Five-Tool Player A player who excels in five fundamental abilities (speed, fielding, throwing, hitting for power and hitting for average) is referred to as a "five-tool player."
Four Bagger A "four bagger" is another name for a home run.
Frozen Rope A very hard and low-hit line drive is known as a "frozen rope."
Fungo The long, narrow bat used to hit practice fly balls and grounders during warm-ups is known as a "fungo" bat.
Gold Glove The "Gold Glove" award is given annually to the best fielder at his position in both the American and National Leagues. Between 1969 and 2006 six different Padres have received this award a total of 18 times.
Hit and Run A "hit and run" play happens when the batter is asked to swing at the pitch to try and hit the ball, while the base runner simultaneously attempts to steal a base.
Hot Corner The "hot corner" is a term used when referring to third base.
Knuckler A "knuckler" is a pitch that is thrown by holding the baseball with the knuckles (or fingertips), causing the ball to move slowly and unpredictably.
Oh, Doctor! A favorite saying of San Diego broadcaster and 2005 Ford C. Frick Award winner Jerry Coleman. After a spectacular play you can hear him say, "Oh, Doctor , you can hang a star on that baby!"

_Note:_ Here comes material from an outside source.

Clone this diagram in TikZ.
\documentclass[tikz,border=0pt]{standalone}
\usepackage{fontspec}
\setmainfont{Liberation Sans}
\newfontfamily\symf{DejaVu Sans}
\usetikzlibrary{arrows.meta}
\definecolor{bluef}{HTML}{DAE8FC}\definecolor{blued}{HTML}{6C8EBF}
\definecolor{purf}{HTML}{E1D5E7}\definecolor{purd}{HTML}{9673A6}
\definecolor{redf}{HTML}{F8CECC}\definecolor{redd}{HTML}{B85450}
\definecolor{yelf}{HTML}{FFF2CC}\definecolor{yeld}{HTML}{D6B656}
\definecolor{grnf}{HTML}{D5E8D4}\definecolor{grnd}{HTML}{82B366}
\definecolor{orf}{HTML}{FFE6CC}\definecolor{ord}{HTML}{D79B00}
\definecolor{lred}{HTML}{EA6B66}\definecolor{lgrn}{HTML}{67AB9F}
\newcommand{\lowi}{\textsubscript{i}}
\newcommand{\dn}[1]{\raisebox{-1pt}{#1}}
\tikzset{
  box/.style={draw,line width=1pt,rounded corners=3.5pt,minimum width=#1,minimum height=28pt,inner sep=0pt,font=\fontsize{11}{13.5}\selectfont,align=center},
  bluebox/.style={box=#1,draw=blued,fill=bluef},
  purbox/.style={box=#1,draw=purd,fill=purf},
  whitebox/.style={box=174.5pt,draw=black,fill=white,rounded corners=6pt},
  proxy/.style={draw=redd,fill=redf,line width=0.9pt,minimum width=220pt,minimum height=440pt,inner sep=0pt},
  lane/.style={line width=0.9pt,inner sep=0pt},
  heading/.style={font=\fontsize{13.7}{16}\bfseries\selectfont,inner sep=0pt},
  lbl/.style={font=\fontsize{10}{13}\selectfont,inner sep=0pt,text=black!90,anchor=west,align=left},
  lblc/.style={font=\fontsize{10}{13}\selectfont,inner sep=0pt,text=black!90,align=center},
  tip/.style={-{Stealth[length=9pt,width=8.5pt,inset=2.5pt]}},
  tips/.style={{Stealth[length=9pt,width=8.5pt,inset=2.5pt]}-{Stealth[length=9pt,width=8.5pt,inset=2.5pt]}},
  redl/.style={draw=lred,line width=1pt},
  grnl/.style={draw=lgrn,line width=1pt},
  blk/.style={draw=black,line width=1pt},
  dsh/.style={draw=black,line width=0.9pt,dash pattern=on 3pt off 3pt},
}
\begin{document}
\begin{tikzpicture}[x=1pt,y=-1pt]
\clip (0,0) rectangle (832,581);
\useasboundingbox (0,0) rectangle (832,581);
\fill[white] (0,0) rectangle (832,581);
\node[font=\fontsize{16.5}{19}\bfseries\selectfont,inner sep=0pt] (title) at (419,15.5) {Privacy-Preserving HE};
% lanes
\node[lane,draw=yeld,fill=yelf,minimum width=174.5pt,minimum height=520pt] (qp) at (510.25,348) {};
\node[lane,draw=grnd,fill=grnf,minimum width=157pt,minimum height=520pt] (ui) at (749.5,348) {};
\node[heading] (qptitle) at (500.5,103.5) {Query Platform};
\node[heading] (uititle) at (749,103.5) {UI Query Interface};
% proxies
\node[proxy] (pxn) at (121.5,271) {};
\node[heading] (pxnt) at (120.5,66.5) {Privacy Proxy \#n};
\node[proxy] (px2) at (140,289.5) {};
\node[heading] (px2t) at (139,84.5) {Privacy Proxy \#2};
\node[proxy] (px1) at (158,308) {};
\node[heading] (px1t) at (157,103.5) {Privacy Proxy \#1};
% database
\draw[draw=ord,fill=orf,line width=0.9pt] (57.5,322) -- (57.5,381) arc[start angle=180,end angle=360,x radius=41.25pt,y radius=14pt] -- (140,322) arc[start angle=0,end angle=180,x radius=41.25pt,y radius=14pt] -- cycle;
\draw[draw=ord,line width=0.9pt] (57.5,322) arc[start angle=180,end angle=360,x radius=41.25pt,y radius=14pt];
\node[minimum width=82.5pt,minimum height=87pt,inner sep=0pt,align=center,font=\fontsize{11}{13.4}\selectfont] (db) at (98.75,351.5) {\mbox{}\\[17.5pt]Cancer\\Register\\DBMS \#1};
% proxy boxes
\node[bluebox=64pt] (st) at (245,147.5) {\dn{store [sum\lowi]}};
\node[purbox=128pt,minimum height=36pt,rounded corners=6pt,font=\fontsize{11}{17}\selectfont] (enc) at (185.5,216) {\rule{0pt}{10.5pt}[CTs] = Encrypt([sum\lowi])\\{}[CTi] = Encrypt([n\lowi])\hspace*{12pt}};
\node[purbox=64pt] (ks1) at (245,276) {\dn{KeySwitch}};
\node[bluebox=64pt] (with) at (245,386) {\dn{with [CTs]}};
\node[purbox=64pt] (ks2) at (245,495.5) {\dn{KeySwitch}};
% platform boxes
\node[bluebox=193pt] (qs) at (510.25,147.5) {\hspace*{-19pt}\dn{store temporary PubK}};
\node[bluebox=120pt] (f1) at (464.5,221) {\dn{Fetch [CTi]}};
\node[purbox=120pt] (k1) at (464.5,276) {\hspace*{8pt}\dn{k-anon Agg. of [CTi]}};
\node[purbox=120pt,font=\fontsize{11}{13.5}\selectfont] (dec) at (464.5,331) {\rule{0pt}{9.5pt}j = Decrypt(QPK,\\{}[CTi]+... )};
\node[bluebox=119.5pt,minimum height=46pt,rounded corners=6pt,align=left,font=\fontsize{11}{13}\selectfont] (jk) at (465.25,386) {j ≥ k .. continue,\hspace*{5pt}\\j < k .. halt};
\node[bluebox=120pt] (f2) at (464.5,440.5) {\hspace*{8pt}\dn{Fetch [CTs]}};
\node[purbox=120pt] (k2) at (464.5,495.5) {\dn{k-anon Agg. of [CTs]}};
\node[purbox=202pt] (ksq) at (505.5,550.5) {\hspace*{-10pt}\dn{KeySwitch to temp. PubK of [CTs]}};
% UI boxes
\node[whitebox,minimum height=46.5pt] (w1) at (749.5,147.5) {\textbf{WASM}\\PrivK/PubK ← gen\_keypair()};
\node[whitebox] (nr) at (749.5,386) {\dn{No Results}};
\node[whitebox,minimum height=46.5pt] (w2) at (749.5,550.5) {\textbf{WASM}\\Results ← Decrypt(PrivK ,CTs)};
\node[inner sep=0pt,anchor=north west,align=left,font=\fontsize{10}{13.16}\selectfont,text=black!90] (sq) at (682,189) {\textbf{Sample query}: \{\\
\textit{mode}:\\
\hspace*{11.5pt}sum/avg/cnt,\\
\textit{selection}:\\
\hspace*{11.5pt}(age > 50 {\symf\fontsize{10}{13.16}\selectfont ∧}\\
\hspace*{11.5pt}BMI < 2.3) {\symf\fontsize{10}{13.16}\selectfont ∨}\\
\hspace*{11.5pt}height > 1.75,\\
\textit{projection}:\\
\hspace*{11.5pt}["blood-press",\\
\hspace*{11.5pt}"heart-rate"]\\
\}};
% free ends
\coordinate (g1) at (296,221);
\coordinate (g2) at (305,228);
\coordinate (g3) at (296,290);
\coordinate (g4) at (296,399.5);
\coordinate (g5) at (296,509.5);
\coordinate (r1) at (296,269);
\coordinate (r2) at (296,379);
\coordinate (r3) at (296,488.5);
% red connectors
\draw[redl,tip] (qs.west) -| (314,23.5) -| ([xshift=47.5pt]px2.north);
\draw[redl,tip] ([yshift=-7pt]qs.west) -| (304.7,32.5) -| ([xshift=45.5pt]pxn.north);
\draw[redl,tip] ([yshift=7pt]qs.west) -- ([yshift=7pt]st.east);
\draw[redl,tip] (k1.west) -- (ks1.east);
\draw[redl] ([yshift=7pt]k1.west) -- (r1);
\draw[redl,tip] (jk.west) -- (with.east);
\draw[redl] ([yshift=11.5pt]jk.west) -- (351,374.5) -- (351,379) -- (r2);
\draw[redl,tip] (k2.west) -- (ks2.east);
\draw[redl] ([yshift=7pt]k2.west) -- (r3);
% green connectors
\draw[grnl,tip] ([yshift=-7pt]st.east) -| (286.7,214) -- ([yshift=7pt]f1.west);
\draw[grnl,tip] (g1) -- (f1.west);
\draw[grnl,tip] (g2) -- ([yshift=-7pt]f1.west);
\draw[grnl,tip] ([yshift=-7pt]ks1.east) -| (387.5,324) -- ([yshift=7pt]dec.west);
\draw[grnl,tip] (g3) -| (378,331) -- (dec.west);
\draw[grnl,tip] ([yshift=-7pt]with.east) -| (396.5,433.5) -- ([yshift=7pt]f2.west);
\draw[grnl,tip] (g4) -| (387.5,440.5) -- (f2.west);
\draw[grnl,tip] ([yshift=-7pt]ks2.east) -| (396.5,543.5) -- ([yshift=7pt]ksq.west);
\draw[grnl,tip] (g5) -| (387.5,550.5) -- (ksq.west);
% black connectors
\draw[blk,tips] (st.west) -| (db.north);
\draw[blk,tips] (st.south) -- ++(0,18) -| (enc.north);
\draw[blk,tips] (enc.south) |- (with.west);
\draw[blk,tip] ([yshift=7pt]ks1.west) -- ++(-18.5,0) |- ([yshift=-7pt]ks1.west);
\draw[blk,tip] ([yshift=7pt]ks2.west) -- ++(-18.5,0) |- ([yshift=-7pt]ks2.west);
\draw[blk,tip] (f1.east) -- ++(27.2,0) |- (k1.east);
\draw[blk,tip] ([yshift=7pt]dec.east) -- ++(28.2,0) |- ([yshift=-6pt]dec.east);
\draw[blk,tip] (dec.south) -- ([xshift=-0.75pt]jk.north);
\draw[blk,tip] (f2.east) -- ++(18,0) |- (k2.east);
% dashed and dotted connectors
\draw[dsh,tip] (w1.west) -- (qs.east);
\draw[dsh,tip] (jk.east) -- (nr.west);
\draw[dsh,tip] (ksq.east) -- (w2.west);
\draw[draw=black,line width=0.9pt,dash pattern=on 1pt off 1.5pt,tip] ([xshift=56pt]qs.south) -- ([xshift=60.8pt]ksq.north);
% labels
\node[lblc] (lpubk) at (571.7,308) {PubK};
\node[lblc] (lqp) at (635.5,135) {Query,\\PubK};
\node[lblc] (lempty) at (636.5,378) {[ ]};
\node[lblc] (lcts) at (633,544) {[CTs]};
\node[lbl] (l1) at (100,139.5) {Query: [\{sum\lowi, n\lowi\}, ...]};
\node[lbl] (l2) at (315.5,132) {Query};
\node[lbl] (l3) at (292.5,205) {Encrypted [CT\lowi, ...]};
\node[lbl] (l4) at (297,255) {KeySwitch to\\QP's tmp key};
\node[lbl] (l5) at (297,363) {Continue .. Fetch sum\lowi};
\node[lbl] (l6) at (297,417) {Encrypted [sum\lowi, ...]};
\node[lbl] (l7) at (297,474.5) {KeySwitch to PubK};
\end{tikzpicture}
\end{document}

Pepper "Pepper" is a warm-up game in which an infielder quickly tosses a ball to a batter at close range and the batter hits it back to the infielder.
Pickle A "pickle" is a play in which a base runner is trapped between bases and fielders are tossing the ball back and forth as the runner tries to reach either base safely.
Ramicackle A "ramicackle" refers to a line drive hit. This term is often used during Padres home games.
Shoestring Catch The words "shoestring catch" are used when a fielder makes a running catch just above his shoe tops.
Silver Slugger The "Silver Slugger" award is given annually to the best offensive player at his position in both the American and National Leagues. Between 1969 and 2006 six different Padres have received this award a total of 17 times.
Snowcone A "snowcone" catch is a catch made by a fielder where the ball is caught and is still showing at the top of the web of the fielder's glove.
Southpaw A "southpaw" is another name for a left-handed pitcher.
Squeeze Play A "squeeze play" is a play made when the runner on third base tries to score as the pitch is delivered, and the batter is expected to bunt.
Turn Two The words "turn two" are used when referring to a double-play.
Wheelhouse A hitter's power zone is known as his "wheelhouse."
Yard "Yard" is a term that refers to both a ballpark and a home run.